Nigerian writers and intellectuals, he said in 2010, had entered into a “new and terrifying phase”, in that independence seemed “without substance. Of course the pathology of colonialism was deep-rooted, and the wounds manifested themselves in many unforeseen ways, and the cold war was lingering in the background, but we could no longer go on blaming others and absolving ourselves of the need to take action.”

Achebe supported and spoke for the secessionist region of Biafra during the three-year war (1967-70). He broke with friends on the issue. His family — in 1961 he had married Christie, a psychology professor, with whom he has four children — who had to leave Lagos in the wake of the 1966 coup, were forced to go into hiding.

“It was a disaster. The Nigerian military was armed to the teeth by big foreign powers, and three million people, including many children, died in a conflict in which starvation was deployed as a weapon of war.”

After the Biafran defeat, Achebe entered party politics with the leftist People’s Redemption Party, but his “sojourn” was marked by frustration and disappointment. “The majority of people I met were there for their own personal advancement.”

He went into academia, from where he conducted his career ever since both as a teacher and writer.
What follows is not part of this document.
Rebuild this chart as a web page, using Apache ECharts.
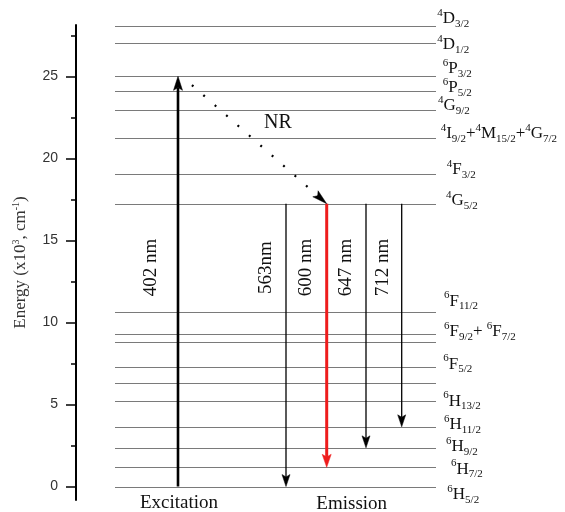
<!DOCTYPE html>
<html><head><meta charset="utf-8">
<script src="https://cdn.jsdelivr.net/npm/echarts@6/dist/echarts.min.js"></script>
<style>html,body{margin:0;padding:0;background:#fff}#c{width:565px;height:512px}</style>
</head><body><div id="c"></div>
<script>
// ---------------- data ----------------
// energy levels (x10^3 cm^-1), top to bottom
const levelEnergies = [28.04, 27.01, 25.0, 24.12, 22.93, 21.27, 19.07, 17.24, 10.65, 9.29, 8.80, 7.30, 6.32, 5.21, 3.64, 2.36, 1.17, 0];
const levelLabels = ['^{4}D_{3/2}', '^{4}D_{1/2}', '^{6}P_{3/2}', '^{6}P_{5/2}', '^{4}G_{9/2}',
  '^{4}I_{9/2}+^{4}M_{15/2}+^{4}G_{7/2}', '^{4}F_{3/2}', '^{4}G_{5/2}', '^{6}F_{11/2}',
  '^{6}F_{9/2}+ ^{6}F_{7/2}', '', '^{6}F_{5/2}', '', '^{6}H_{13/2}', '^{6}H_{11/2}',
  '^{6}H_{9/2}', '^{6}H_{7/2}', '^{6}H_{5/2}'];
// radiative transitions (level indices)
const transitionNames = ['402 nm', '563nm', '600 nm', '647 nm', '712 nm'];
const transitionFrom = [17, 7, 7, 7, 7];
const transitionTo = [2, 17, 16, 15, 14];
// non-radiative relaxation
const nrName = 'NR';
const nrFrom = 2;
const nrTo = 7;
const groupNames = ['Excitation', 'Emission'];
const majorTicks = [0, 5, 10, 15, 20, 25];
const minorTicks = [2.5, 7.5, 12.5, 17.5, 22.5, 27.5];

// ---------------- layout / style ----------------
const SERIF = '"Liberation Serif", "Times New Roman", serif';
const L = {
  levelX: [39, 360],
  lblDx: [1.3, 1.3, 6.7, 6.7, 2, 4.7, 10.7, 10, 8, 8, 0, 7.3, 0, 7.3, 8, 10, 15, 11.3],
  lblDy: [-8, 1.5, -7.5, -3.5, -4.5, -4.3, -4.3, -3, -10.7, -3, 0, -2.7, 0, 0, -2.7, -1.7, 1.7, 8],
  arrowX: [102, 210, 250.7, 290, 325.7],
  arrowColor: ['#000', '#000', '#ee1c1c', '#000', '#000'],
  arrowWidth: [2.6, 1.3, 3, 1.3, 1.3],
  head: [[9, 14], [8, 12], [9, 13], [8, 12], [8, 12]],
  textDx: [-27, -20, -21, -20, -19],
  textE: 13.35,
  nrStartDx: 4,
  nrText: [202, 22.2],
  groupX: [103, 275.7]
};

function toRich(s) {
  return s.replace(/\^\{([^}]*)\}/g, '{sup|$1}').replace(/_\{([^}]*)\}/g, '{sub|$1}');
}
const RICH = {
  sup: {fontSize: 11, fontFamily: SERIF, lineHeight: 16, verticalAlign: 'top', fill: '#111', color: '#111'},
  sub: {fontSize: 11, fontFamily: SERIF, lineHeight: 6, verticalAlign: 'bottom', fill: '#111', color: '#111'}
};

function arrow(p0, p1, w, h, color, lw, dash, dashOffset) {
  const dx = p1[0] - p0[0], dy = p1[1] - p0[1];
  const len = Math.hypot(dx, dy);
  const ux = dx / len, uy = dy / len, nx = -uy, ny = ux;
  const bx = p1[0] - ux * h, by = p1[1] - uy * h;
  const notch = h * 0.2;
  const mx = p1[0] - ux * (h - notch), my = p1[1] - uy * (h - notch);
  const lineStyle = {stroke: color, lineWidth: lw};
  if (dash) { lineStyle.lineDash = dash; lineStyle.lineDashOffset = dashOffset || 0; }
  return [
    {type: 'line', shape: {x1: p0[0], y1: p0[1], x2: mx, y2: my}, style: lineStyle},
    {type: 'polygon', shape: {points: [[p1[0], p1[1]], [bx + nx * w / 2, by + ny * w / 2], [mx, my], [bx - nx * w / 2, by - ny * w / 2]]},
      style: {fill: color, stroke: color, lineWidth: 0.5}}
  ];
}

const chart = echarts.init(document.getElementById('c'), null, {renderer: 'canvas'});
const option = {
  animation: false,
  backgroundColor: '#fff',
  grid: {left: 76, right: 129, top: 25, bottom: 12, containLabel: false},
  xAxis: {type: 'value', min: 0, max: 360, show: false},
  yAxis: [{
    type: 'value', min: -0.82, max: 28.13, position: 'left',
    axisLine: {show: true, lineStyle: {color: '#000', width: 2}},
    axisTick: {show: true, customValues: majorTicks, length: 10, lineStyle: {color: '#000', width: 1.5}},
    axisLabel: {show: true, customValues: majorTicks, margin: 18, color: '#333', fontSize: 14, fontFamily: '"Liberation Sans", Arial, sans-serif'},
    splitLine: {show: false},
    name: 'Energy (x10{sup|3}, cm{sup|-1})',
    nameLocation: 'middle', nameGap: 45, nameRotate: 90,
    nameTextStyle: {color: '#333', fontSize: 17, fontFamily: SERIF, lineHeight: 20,
      rich: {sup: {fontSize: 10, fontFamily: SERIF, color: '#333', lineHeight: 14, verticalAlign: 'top'}}}
  }, {
    type: 'value', min: -0.82, max: 28.13, position: 'left',
    axisLine: {show: false},
    axisTick: {show: true, customValues: minorTicks, length: 5, lineStyle: {color: '#000', width: 1.5}},
    axisLabel: {show: false},
    splitLine: {show: false}
  }],
  series: [
    {
      type: 'custom', coordinateSystem: 'cartesian2d', xAxisIndex: 0, yAxisIndex: 0, silent: true, clip: false,
      data: levelEnergies.map(e => [L.levelX[0], e]),
      renderItem: function (params, api) {
        const i = params.dataIndex;
        const e = levelEnergies[i];
        const a = api.coord([L.levelX[0], e]), b = api.coord([L.levelX[1], e]);
        const y = Math.round(a[1]) + 0.5;
        const children = [{type: 'line', shape: {x1: a[0], y1: y, x2: b[0], y2: y}, style: {stroke: '#7a7a7a', lineWidth: 1.2}}];
        if (levelLabels[i]) {
          children.push({type: 'text', x: b[0] + L.lblDx[i], y: b[1] + L.lblDy[i],
            style: {text: toRich(levelLabels[i]), rich: RICH, fill: '#111', fontSize: 17, fontFamily: SERIF,
              lineHeight: 22, align: 'left', verticalAlign: 'middle', textAlign: 'left', textVerticalAlign: 'middle'}});
        }
        return {type: 'group', children};
      }
    },
    {
      type: 'custom', coordinateSystem: 'cartesian2d', xAxisIndex: 0, yAxisIndex: 0, silent: true, clip: false,
      data: transitionNames.map((n, i) => [L.arrowX[i], levelEnergies[transitionFrom[i]]]),
      renderItem: function (params, api) {
        const i = params.dataIndex;
        const x = L.arrowX[i];
        const p0 = api.coord([x, levelEnergies[transitionFrom[i]]]);
        const p1 = api.coord([x, levelEnergies[transitionTo[i]]]);
        const children = arrow(p0, p1, L.head[i][0], L.head[i][1], L.arrowColor[i], L.arrowWidth[i]);
        const t = api.coord([x, L.textE]);
        children.push({type: 'text', x: t[0] + L.textDx[i], y: t[1], rotation: Math.PI / 2,
          style: {text: transitionNames[i], fill: '#111', fontSize: 19, fontFamily: SERIF,
            align: 'center', verticalAlign: 'middle', textAlign: 'center', textVerticalAlign: 'middle'}});
        return {type: 'group', children};
      }
    },
    {
      type: 'custom', coordinateSystem: 'cartesian2d', xAxisIndex: 0, yAxisIndex: 0, silent: true, clip: false,
      data: [[L.arrowX[0], levelEnergies[nrFrom]]],
      renderItem: function (params, api) {
        const p0 = api.coord([L.arrowX[0] + L.nrStartDx, levelEnergies[nrFrom]]);
        const p1 = api.coord([L.arrowX[2], levelEnergies[nrTo]]);
        const children = arrow(p0, p1, 8, 15, '#000', 2.2, [2, 13.2], 2);
        const t = api.coord(L.nrText);
        children.push({type: 'text', x: t[0], y: t[1],
          style: {text: nrName, fill: '#111', fontSize: 20, fontFamily: SERIF,
            align: 'center', verticalAlign: 'middle', textAlign: 'center', textVerticalAlign: 'middle'}});
        return {type: 'group', children};
      }
    },
    {
      type: 'custom', coordinateSystem: 'cartesian2d', xAxisIndex: 0, yAxisIndex: 0, silent: true, clip: false,
      data: groupNames.map((n, i) => [L.groupX[i], 0]),
      renderItem: function (params, api) {
        const i = params.dataIndex;
        const p = api.coord([L.groupX[i], 0]);
        return {type: 'text', x: p[0], y: p[1] + 16 + i,
          style: {text: groupNames[i], fill: '#111', fontSize: 19, fontFamily: SERIF,
            align: 'center', verticalAlign: 'middle', textAlign: 'center', textVerticalAlign: 'middle'}};
      }
    }
  ]
};
chart.setOption(option);
</script>
</body></html>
His 1975 essay on Conrad’s Heart of Darkness, in which Achebe accepted Conrad’s depiction of colonialism but detected too little condemnation of its fundamental racism, has been a pivotal point of debate in the subject ever since.

“I felt it was my duty as an African writer to reflect on the work of Conrad. But I won’t return there although I am pleased it sparked so much discussion.

“It is good to show in stark outline what the real situation is, what the person at the other end of the whip is feeling. But I also understood that I must get on with my work and not dwell on one subject or book.”